Entries with chart source code

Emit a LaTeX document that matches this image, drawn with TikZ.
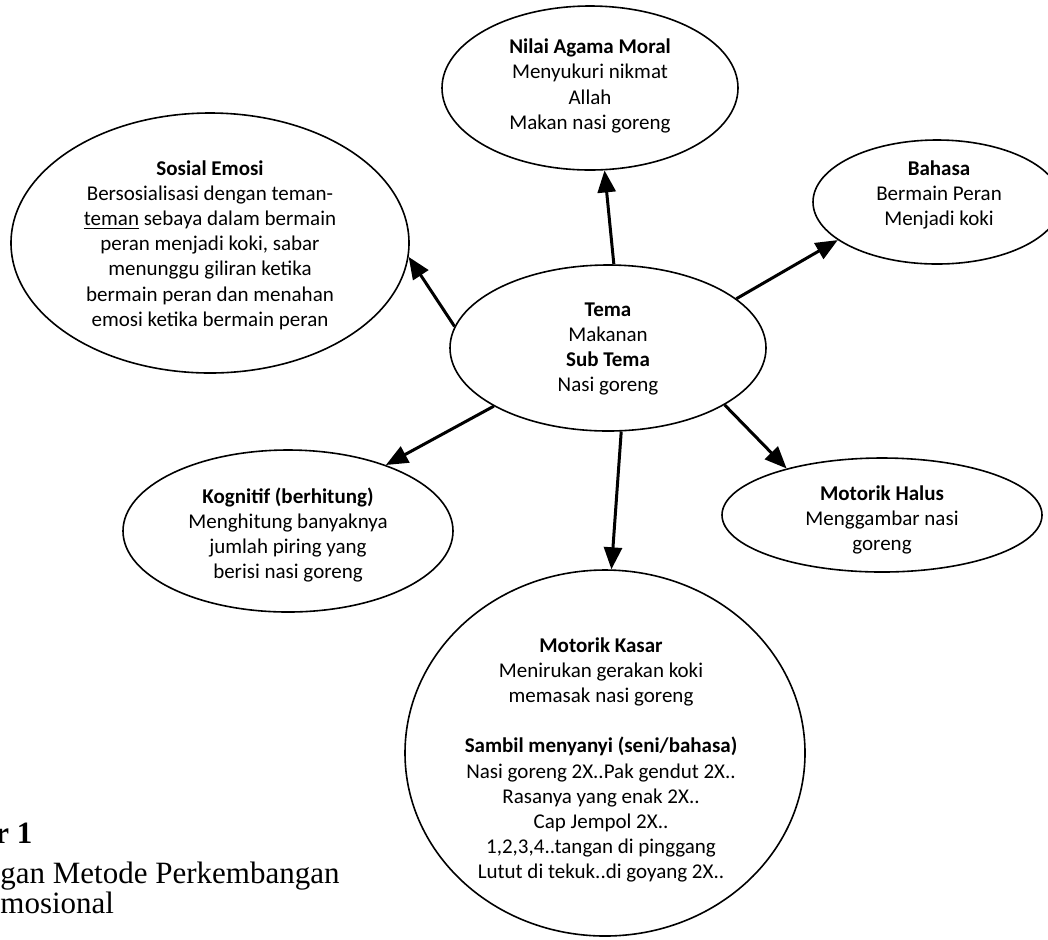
\documentclass[tikz,border=0pt]{standalone}
\usepackage{fontspec}
\setmainfont{Carlito}
\newfontfamily\capfont{Liberation Serif}
\usetikzlibrary{shapes.geometric,arrows.meta}
\tikzset{
  bub/.style={draw, ellipse, line width=0.8pt, inner sep=0pt},
  lbl/.style={align=center, inner sep=0pt, font=\fontsize{10.5}{12.6}\selectfont},
  arr/.style={line width=1.5pt, -{Triangle[length=11pt,width=9pt]}},
  captxt/.style={anchor=base west, inner sep=0pt, font=\capfont\fontsize{15.5}{18}\selectfont},
}
\begin{document}
\begin{tikzpicture}[x=0.5pt,y=-0.5pt]
\useasboundingbox (0,0) rectangle (1048,939);
% ellipses
\node[bub, minimum width=148pt, minimum height=82pt] (nilai) at (590,88) {};
\node[bub, minimum width=199pt, minimum height=130pt] (sosial) at (210,243) {};
\node[bub, minimum width=124pt, minimum height=62pt] (bahasa) at (937,202) {};
\node[bub, minimum width=158pt, minimum height=83pt] (tema) at (608,348) {};
\node[bub, minimum width=165pt, minimum height=81pt] (kog) at (288,531) {};
\node[bub, minimum width=160pt, minimum height=57pt] (halus) at (882,515) {};
\node[bub, minimum width=200pt, minimum height=183pt] (kasar) at (605,753) {};
% texts
\node[lbl] (tnilai) at (590,86) {\textbf{Nilai Agama Moral}\\Menyukuri nikmat\\Allah\\Makan nasi goreng};
\node[lbl] (tsosial) at (210,245) {\textbf{Sosial Emosi}\\Bersosialisasi dengan teman-\\\underline{teman} sebaya dalam bermain\\peran menjadi koki, sabar\\menunggu giliran ketika\\bermain peran dan menahan\\emosi ketika bermain peran};
\node[lbl] (tbahasa) at (939,195) {\textbf{Bahasa}\\Bermain Peran\\Menjadi koki};
\node[lbl] (ttema) at (608,349) {\textbf{Tema}\\Makanan\\\textbf{Sub Tema}\\Nasi goreng};
\node[lbl] (tkog) at (288,535) {\textbf{Kognitif (berhitung)}\\Menghitung banyaknya\\jumlah piring yang\\berisi nasi goreng};
\node[lbl] (thalus) at (882,520) {\textbf{Motorik Halus}\\Menggambar nasi\\goreng};
\node[lbl] (tkasar) at (601,760) {\textbf{Motorik Kasar}\\Menirukan gerakan koki\\memasak nasi goreng\\[12.6pt]\textbf{Sambil menyanyi (seni/bahasa)}\\Nasi goreng 2X..Pak gendut 2X..\\Rasanya yang enak 2X..\\Cap Jempol 2X..\\1,2,3,4..tangan di pinggang\\Lutut di tekuk..di goyang 2X..};
% arrows
\draw[arr] (tema.86.6) -- (nilai.-80);
\draw[arr] (tema.172.2) -- (sosial.-4.6);
\draw[arr] (tema.21.1) -- (bahasa.201.4);
\draw[arr] (tema.207) -- (kog.34.8);
\draw[arr] (tema.-26.4) -- (halus.154.4);
\draw[arr] (tema.-81.8) -- (kasar.88.4);
% caption fragment
\node[captxt, font=\capfont\bfseries\fontsize{15.5}{18}\selectfont] (cap1) at (-5,843) {r 1};
\node[captxt] (cap2) at (0,883) {gan Metode Perkembangan};
\node[captxt] (cap3) at (0,913) {mosional};
\end{tikzpicture}
\end{document}
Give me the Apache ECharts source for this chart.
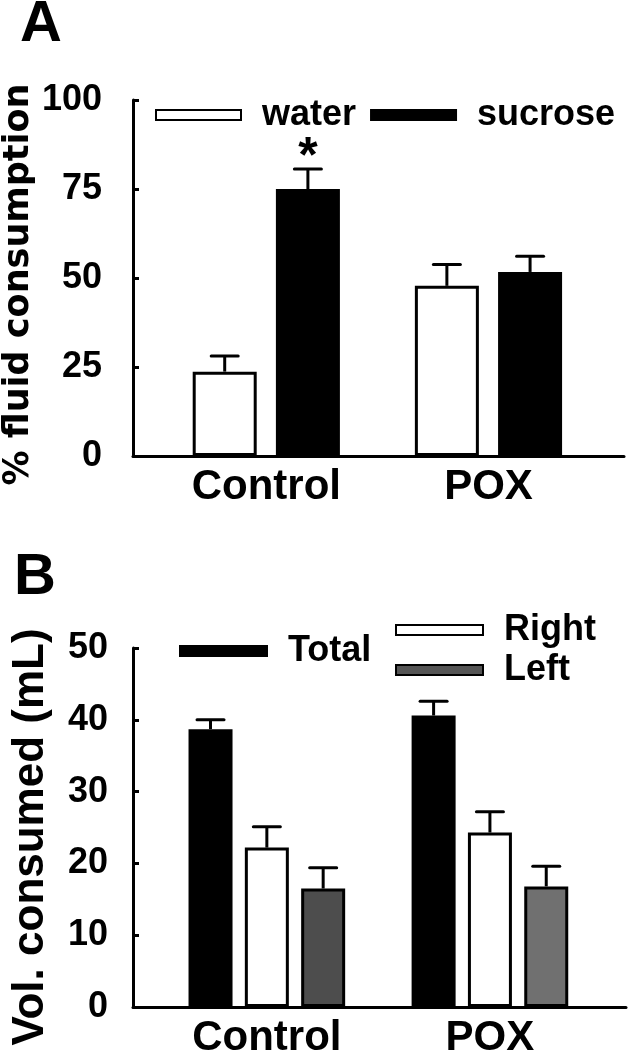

*Short task*.
Quote the material in full and exactly; do not carry over its pictures.

*Solution to the problem*.
Emit a LaTeX document that matches this image, drawn with TikZ.
\documentclass[tikz,border=0pt]{standalone}
\usepackage{fontspec}
\setmainfont{Carlito}
\newfontfamily\capfont{Liberation Serif}
\usetikzlibrary{shapes.geometric,arrows.meta}
\tikzset{
  bub/.style={draw, ellipse, line width=0.8pt, inner sep=0pt},
  lbl/.style={align=center, inner sep=0pt, font=\fontsize{10.5}{12.6}\selectfont},
  arr/.style={line width=1.5pt, -{Triangle[length=11pt,width=9pt]}},
  captxt/.style={anchor=base west, inner sep=0pt, font=\capfont\fontsize{15.5}{18}\selectfont},
}
\begin{document}
\begin{tikzpicture}[x=0.5pt,y=-0.5pt]
\useasboundingbox (0,0) rectangle (1048,939);
% ellipses
\node[bub, minimum width=148pt, minimum height=82pt] (nilai) at (590,88) {};
\node[bub, minimum width=199pt, minimum height=130pt] (sosial) at (210,243) {};
\node[bub, minimum width=124pt, minimum height=62pt] (bahasa) at (937,202) {};
\node[bub, minimum width=158pt, minimum height=83pt] (tema) at (608,348) {};
\node[bub, minimum width=165pt, minimum height=81pt] (kog) at (288,531) {};
\node[bub, minimum width=160pt, minimum height=57pt] (halus) at (882,515) {};
\node[bub, minimum width=200pt, minimum height=183pt] (kasar) at (605,753) {};
% texts
\node[lbl] (tnilai) at (590,86) {\textbf{Nilai Agama Moral}\\Menyukuri nikmat\\Allah\\Makan nasi goreng};
\node[lbl] (tsosial) at (210,245) {\textbf{Sosial Emosi}\\Bersosialisasi dengan teman-\\\underline{teman} sebaya dalam bermain\\peran menjadi koki, sabar\\menunggu giliran ketika\\bermain peran dan menahan\\emosi ketika bermain peran};
\node[lbl] (tbahasa) at (939,195) {\textbf{Bahasa}\\Bermain Peran\\Menjadi koki};
\node[lbl] (ttema) at (608,349) {\textbf{Tema}\\Makanan\\\textbf{Sub Tema}\\Nasi goreng};
\node[lbl] (tkog) at (288,535) {\textbf{Kognitif (berhitung)}\\Menghitung banyaknya\\jumlah piring yang\\berisi nasi goreng};
\node[lbl] (thalus) at (882,520) {\textbf{Motorik Halus}\\Menggambar nasi\\goreng};
\node[lbl] (tkasar) at (601,760) {\textbf{Motorik Kasar}\\Menirukan gerakan koki\\memasak nasi goreng\\[12.6pt]\textbf{Sambil menyanyi (seni/bahasa)}\\Nasi goreng 2X..Pak gendut 2X..\\Rasanya yang enak 2X..\\Cap Jempol 2X..\\1,2,3,4..tangan di pinggang\\Lutut di tekuk..di goyang 2X..};
% arrows
\draw[arr] (tema.86.6) -- (nilai.-80);
\draw[arr] (tema.172.2) -- (sosial.-4.6);
\draw[arr] (tema.21.1) -- (bahasa.201.4);
\draw[arr] (tema.207) -- (kog.34.8);
\draw[arr] (tema.-26.4) -- (halus.154.4);
\draw[arr] (tema.-81.8) -- (kasar.88.4);
% caption fragment
\node[captxt, font=\capfont\bfseries\fontsize{15.5}{18}\selectfont] (cap1) at (-5,843) {r 1};
\node[captxt] (cap2) at (0,883) {gan Metode Perkembangan};
\node[captxt] (cap3) at (0,913) {mosional};
\end{tikzpicture}
\end{document}
Give me the Apache ECharts source for this chart.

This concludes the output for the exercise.